Start MATERIAL

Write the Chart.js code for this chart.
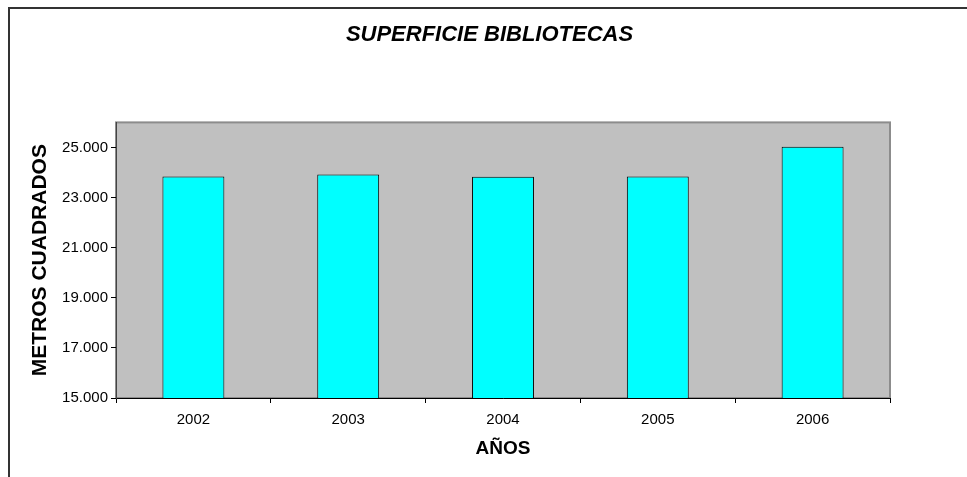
<!DOCTYPE html>
<html>
<head>
<meta charset="utf-8">
<script src="https://cdn.jsdelivr.net/npm/chart.js@4/dist/chart.umd.min.js"></script>
<style>
	html, body { margin: 0; padding: 0; background: #fff; }
	#chart { display: block; }
</style>
</head>
<body>
<canvas id="chart" width="967" height="477"></canvas>
<script>
var years = ['2002', '2003', '2004', '2005', '2006'];
var superficie = [23840, 23920, 23830, 23840, 25030];
var yTicks = [15000, 17000, 19000, 21000, 23000, 25000];

function miles(v) {
	var s = String(Math.round(v));
	return s.replace(/\B(?=(\d{3})+(?!\d))/g, '.');
}

var frame = {
	id: 'frame',
	beforeDraw: function (chart) {
		var ctx = chart.ctx, a = chart.chartArea;
		ctx.save();
		ctx.fillStyle = '#c0c0c0';
		ctx.fillRect(a.left, a.top, a.right - a.left, a.bottom - a.top);
		ctx.strokeStyle = '#8c8c8c';
		ctx.lineWidth = 2;
		ctx.strokeRect(a.left, a.top, a.right - a.left, a.bottom - a.top);
		// outer border (only top and left visible)
		ctx.strokeStyle = '#333';
		ctx.lineWidth = 2;
		ctx.beginPath();
		ctx.moveTo(9, 477);
		ctx.lineTo(9, 8);
		ctx.lineTo(967, 8);
		ctx.stroke();
		ctx.restore();
	}
};

new Chart(document.getElementById('chart'), {
	type: 'bar',
	data: {
		labels: years,
		datasets: [{
			data: superficie,
			backgroundColor: '#00ffff',
			borderColor: '#000',
			borderWidth: 1,
			borderSkipped: false,
			categoryPercentage: 1,
			barPercentage: 0.4
		}]
	},
	options: {
		responsive: false,
		animation: false,
		layout: { padding: { left: 12, top: 10, right: 0, bottom: 0 } },
		plugins: {
			legend: { display: false },
			tooltip: { enabled: false },
			title: {
				display: true,
				text: 'SUPERFICIE BIBLIOTECAS',
				color: '#000',
				font: { family: 'Liberation Sans', size: 22, weight: 'bold', style: 'italic' },
				padding: { top: 12, bottom: 74 }
			}
		},
		scales: {
			x: {
				grid: { offset: true, drawOnChartArea: false, tickLength: 5, color: '#000' },
				border: { color: '#000', width: 1 },
				ticks: { color: '#000', padding: 8, font: { family: 'Liberation Sans', size: 15 } },
				title: {
					display: true,
					text: 'AÑOS',
					color: '#000',
					font: { family: 'Liberation Sans', size: 19, weight: 'bold' },
					padding: { top: 0, bottom: 17 }
				},
				afterFit: function (s) { s.height = 79; }
			},
			y: {
				min: 15000,
				max: 26000,
				afterBuildTicks: function (s) {
					s.ticks = yTicks.map(function (v) { return { value: v }; });
				},
				grid: { drawOnChartArea: false, tickLength: 5, color: '#000' },
				border: { color: '#444', width: 1 },
				ticks: {
					color: '#000',
					padding: 3,
					font: { family: 'Liberation Sans', size: 15 },
					callback: function (v) { return miles(v); }
				},
				title: {
					display: true,
					text: 'METROS CUADRADOS',
					color: '#000',
					font: { family: 'Liberation Sans', size: 21, weight: 'bold' },
					padding: { top: 16, bottom: 0 }
				},
				afterFit: function (s) { s.width = 104; }
			},
			yRight: {
				position: 'right',
				min: 15000,
				max: 26000,
				grid: { display: false },
				border: { display: false },
				ticks: { display: false },
				afterFit: function (s) { s.width = 77; }
			}
		}
	},
	plugins: [frame]
});
</script>
</body>
</html>
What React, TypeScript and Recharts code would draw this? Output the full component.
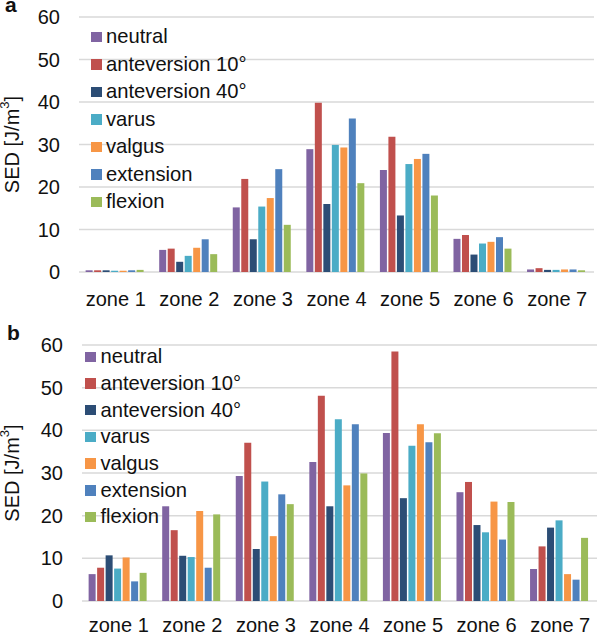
import { Bar, BarChart, CartesianGrid, XAxis, YAxis } from 'recharts'

const zones = ['zone 1', 'zone 2', 'zone 3', 'zone 4', 'zone 5', 'zone 6', 'zone 7']
const yTicks = [0, 10, 20, 30, 40, 50, 60]
const seriesNames = [
  'neutral',
  'anteversion 10°',
  'anteversion 40°',
  'varus',
  'valgus',
  'extension',
  'flexion',
]
const seriesColors = ['#8064A2', '#C0504D', '#2C4D75', '#4BACC6', '#F79646', '#4F81BD', '#9BBB59']

// panel a
const neutralA = [0.4, 5.2, 15.2, 28.9, 24.0, 7.8, 0.6]
const ante10A = [0.4, 5.5, 21.9, 39.8, 31.8, 8.7, 0.9]
const ante40A = [0.4, 2.4, 7.7, 16.0, 13.3, 4.1, 0.5]
const varusA = [0.3, 3.8, 15.4, 29.9, 25.4, 6.7, 0.5]
const valgusA = [0.3, 5.7, 17.4, 29.3, 26.6, 7.1, 0.6]
const extensionA = [0.4, 7.7, 24.2, 36.1, 27.8, 8.2, 0.6]
const flexionA = [0.5, 4.2, 11.1, 20.9, 18.0, 5.5, 0.4]

// panel b
const neutralB = [6.3, 22.2, 29.3, 32.6, 39.4, 25.5, 7.5]
const ante10B = [7.8, 16.6, 37.1, 48.1, 58.5, 27.9, 12.8]
const ante40B = [10.7, 10.6, 12.2, 22.2, 24.1, 17.8, 17.2]
const varusB = [7.6, 10.3, 28.0, 42.6, 36.4, 16.1, 18.9]
const valgusB = [10.2, 21.1, 15.2, 27.1, 41.4, 23.3, 6.3]
const extensionB = [4.6, 7.8, 25.0, 41.4, 37.2, 14.4, 5.0]
const flexionB = [6.6, 20.3, 22.7, 29.9, 39.3, 23.2, 14.8]

const seriesA = [neutralA, ante10A, ante40A, varusA, valgusA, extensionA, flexionA]
const seriesB = [neutralB, ante10B, ante40B, varusB, valgusB, extensionB, flexionB]

const buildRows = (series: number[][]) =>
  zones.map((zone, i) => {
    const row: Record<string, string | number> = { zone }
    series.forEach((values, s) => {
      row[`s${s}`] = values[i]
    })
    return row
  })

const FONT = '"Liberation Sans", Arial, sans-serif'
const TEXT = '#111'

type PanelProps = {
  series: number[][]
  left: number
  right: number
  top: number
  plotHeight: number
  tickMargin: number
  labelX: number
  legendTop: number
  legendLeft: number
  legendRow: number
  legendGap: number
}

function Panel(p: PanelProps) {
  const data = buildRows(p.series)
  const height = 317
  return (
    <div style={{ position: 'relative', width: 597, height }}>
      <BarChart
        width={597}
        height={height}
        data={data}
        margin={{ top: p.top, right: p.right, bottom: 0, left: 0 }}
        barCategoryGap="9%"
        barGap={1.5}
      >
        <CartesianGrid vertical={false} stroke="#D9D9D9" strokeWidth={1.5} />
        <XAxis
          dataKey="zone"
          axisLine={false}
          tickLine={false}
          tickSize={0}
          tickMargin={p.tickMargin}
          height={height - p.top - p.plotHeight}
          tick={{ fill: TEXT, fontSize: 20, fontFamily: FONT }}
          interval={0}
        />
        <YAxis
          domain={[0, 60]}
          ticks={yTicks}
          axisLine={false}
          tickLine={false}
          tickSize={0}
          tickMargin={19}
          width={p.left}
          tick={{ fill: TEXT, fontSize: 20, fontFamily: FONT }}
          label={({ viewBox }: any) => {
            const cy = viewBox.y + viewBox.height / 2
            return (
              <text
                x={p.labelX}
                y={cy}
                transform={`rotate(-90, ${p.labelX}, ${cy})`}
                textAnchor="middle"
                dominantBaseline="central"
                fill={TEXT}
                fontSize={20}
                fontFamily={FONT}
              >
                SED [J/m
                <tspan fontSize={13} dy={-8}>
                  3
                </tspan>
                <tspan dy={8}>]</tspan>
              </text>
            )
          }}
        />
        {seriesNames.map((name, s) => (
          <Bar
            key={name}
            dataKey={`s${s}`}
            name={name}
            fill={seriesColors[s]}
            isAnimationActive={false}
          />
        ))}
      </BarChart>
      <div
        style={{
          position: 'absolute',
          top: p.legendTop,
          left: p.legendLeft,
          fontFamily: FONT,
          fontSize: 20.2,
          color: TEXT,
          whiteSpace: 'nowrap',
        }}
      >
        {seriesNames.map((name, s) => (
          <div
            key={name}
            style={{ height: p.legendRow, display: 'flex', alignItems: 'center' }}
          >
            <span
              style={{
                display: 'inline-block',
                width: 10.5,
                height: 10.5,
                background: seriesColors[s],
                marginRight: p.legendGap,
              }}
            />
            <span>{name}</span>
          </div>
        ))}
      </div>
    </div>
  )
}

export default function App() {
  return (
    <div
      style={{
        position: 'absolute',
        left: 0,
        top: 0,
        width: 597,
        height: 634,
        background: '#fff',
      }}
    >
      <Panel
        series={seriesA}
        left={79}
        right={3}
        top={17}
        plotHeight={255}
        tickMargin={20}
        labelX={12}
        legendTop={23}
        legendLeft={91}
        legendRow={27.5}
        legendGap={4.5}
      />
      <Panel
        series={seriesB}
        left={82}
        right={0}
        top={28}
        plotHeight={256}
        tickMargin={17}
        labelX={12}
        legendTop={26.5}
        legendLeft={85}
        legendRow={26.7}
        legendGap={5}
      />
      <div
        style={{
          position: 'absolute',
          left: 5,
          top: -6,
          fontFamily: FONT,
          fontWeight: 'bold',
          fontSize: 21,
          lineHeight: '21px',
          color: TEXT,
        }}
      >
        a
      </div>
      <div
        style={{
          position: 'absolute',
          left: 7,
          top: 322,
          fontFamily: FONT,
          fontWeight: 'bold',
          fontSize: 21,
          lineHeight: '21px',
          color: TEXT,
        }}
      >
        b
      </div>
    </div>
  )
}
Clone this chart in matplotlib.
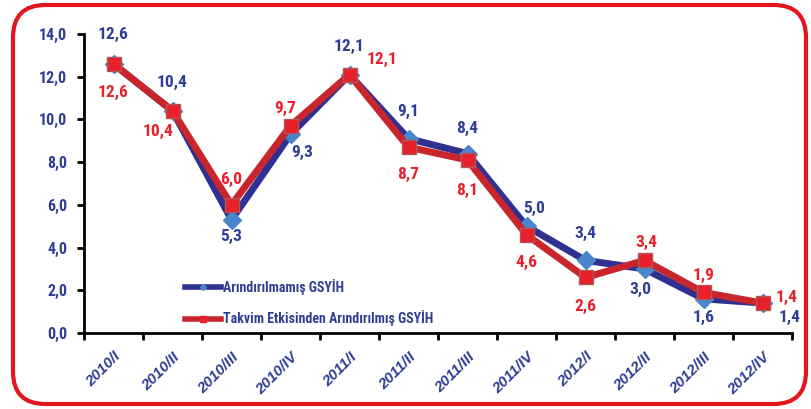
import matplotlib.pyplot as plt
from matplotlib.patches import FancyBboxPatch
from matplotlib.lines import Line2D

# Data
quarters = ['2010/I', '2010/II', '2010/III', '2010/IV', '2011/I', '2011/II',
            '2011/III', '2011/IV', '2012/I', '2012/II', '2012/III', '2012/IV']
raw_gdp = [12.6, 10.4, 5.3, 9.3, 12.1, 9.1, 8.4, 5.0, 3.4, 3.0, 1.6, 1.4]
adj_gdp = [12.6, 10.4, 6.0, 9.7, 12.1, 8.7, 8.1, 4.6, 2.6, 3.4, 1.9, 1.4]
raw_label = 'Arındırılmamış GSYİH'
adj_label = 'Takvim Etkisinden Arındırılmış GSYİH'

# label offsets in pixels (dx, dy)
raw_off = [(0, 29), (0, 28), (0, -17), (12, -18), (0, 28), (0, 27),
           (0, 25), (8, 18), (0, 27), (-4, -21), (0, -19), (27, -14)]
adj_off = [(0, -29), (-14, -21), (0, 25), (-5, 17), (33, 15), (0, -27),
           (0, -30), (0, -28), (0, -29), (2, 18), (0, 17), (24, 6)]

navy = '#2E3192'
blue_mk = '#4A86CC'
red_line = '#C8262C'
red_mk = '#E8202A'
lbl_blue = '#2F3F94'
cond = ['Roboto Condensed', 'Liberation Sans', 'DejaVu Sans']

plt.rcParams['font.family'] = ['Liberation Sans', 'DejaVu Sans']
plt.rcParams['font.weight'] = 'bold'

fig = plt.figure(figsize=(8.11, 4.09), dpi=100)
ax = fig.add_axes([84 / 811, 76 / 409, 708 / 811, 299 / 409])

# red rounded frame around the whole figure
frame = FancyBboxPatch((13 / 811, 5 / 409), 793 / 811, 399 / 409,
                       boxstyle='round,pad=0,rounding_size=0.04',
                       transform=fig.transFigure, fill=False,
                       edgecolor='#E3161E', linewidth=3, zorder=0,
                       mutation_aspect=811 / 409)
fig.patches.append(frame)

x = list(range(len(quarters)))
ax.plot(x, raw_gdp, color=navy, lw=5, marker='D', ms=9, mfc=blue_mk,
        mec=blue_mk, zorder=2, solid_joinstyle='miter')
ax.plot(x, adj_gdp, color=red_line, lw=5, marker='s', ms=10, mfc=red_mk,
        mec='#B0575A', mew=1, zorder=3, solid_joinstyle='miter')

for i in x:
    ax.annotate(f'{raw_gdp[i]:.1f}'.replace('.', ','), (i, raw_gdp[i]),
                xytext=raw_off[i], textcoords='offset pixels',
                ha='center', va='center', color=lbl_blue, fontsize=12.5,
                fontweight='bold', family=cond, zorder=5)
    ax.annotate(f'{adj_gdp[i]:.1f}'.replace('.', ','), (i, adj_gdp[i]),
                xytext=adj_off[i], textcoords='offset pixels',
                ha='center', va='center', color=red_mk, fontsize=12.5,
                fontweight='bold', family=cond, zorder=5)

ax.set_xlim(-0.5, 11.5)
ax.set_ylim(0, 14)
ax.set_yticks([0, 2, 4, 6, 8, 10, 12, 14])
ax.set_yticklabels([f'{v:.1f}'.replace('.', ',') for v in range(0, 16, 2)],
                   color=lbl_blue, fontsize=11.5, fontweight='bold', family=cond)

# ticks between categories, labels at category centres
ax.set_xticks([i - 0.5 for i in range(13)])
ax.set_xticklabels([])
ax.set_xticks(x, minor=True)
ax.set_xticklabels(quarters, minor=True, rotation=45, ha='right',
                   rotation_mode='anchor', color=lbl_blue, fontsize=11,
                   fontweight='bold', fontstyle='italic')
ax.tick_params(axis='x', which='minor', length=0, pad=12)
ax.tick_params(axis='both', which='major', length=5, width=2, direction='out')
ax.tick_params(axis='y', pad=7)

for s in ['top', 'right']:
    ax.spines[s].set_visible(False)
for s in ['left', 'bottom']:
    ax.spines[s].set_linewidth(2)

handles = [Line2D([], [], color=navy, lw=4, marker='D', ms=3, mfc=blue_mk, mec=blue_mk),
           Line2D([], [], color=red_line, lw=4, marker='s', ms=4, mfc=red_mk, mec=red_mk)]
leg = ax.legend(handles, [raw_label, adj_label], loc='lower left',
                bbox_to_anchor=(0.125, -0.02), frameon=False, handlelength=2.6,
                handletextpad=0.15, labelspacing=1.1,
                prop={'family': cond, 'weight': 'bold', 'size': 10})
for t in leg.get_texts():
    t.set_color(lbl_blue)

fig.savefig('out.png', dpi=100)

End MATERIAL

— WRITTEN TASK —
Give back exactly the lines from the one containing "Clone this chart in matplotlib." to the one containing "adj_label = 'Takvim", both included, and no pictures.

— OUTPUT FOR THIS TASK —
Clone this chart in matplotlib.
import matplotlib.pyplot as plt
from matplotlib.patches import FancyBboxPatch
from matplotlib.lines import Line2D

# Data
quarters = ['2010/I', '2010/II', '2010/III', '2010/IV', '2011/I', '2011/II',
            '2011/III', '2011/IV', '2012/I', '2012/II', '2012/III', '2012/IV']
raw_gdp = [12.6, 10.4, 5.3, 9.3, 12.1, 9.1, 8.4, 5.0, 3.4, 3.0, 1.6, 1.4]
adj_gdp = [12.6, 10.4, 6.0, 9.7, 12.1, 8.7, 8.1, 4.6, 2.6, 3.4, 1.9, 1.4]
raw_label = 'Arındırılmamış GSYİH'
adj_label = 'Takvim Etkisinden Arındırılmış GSYİH'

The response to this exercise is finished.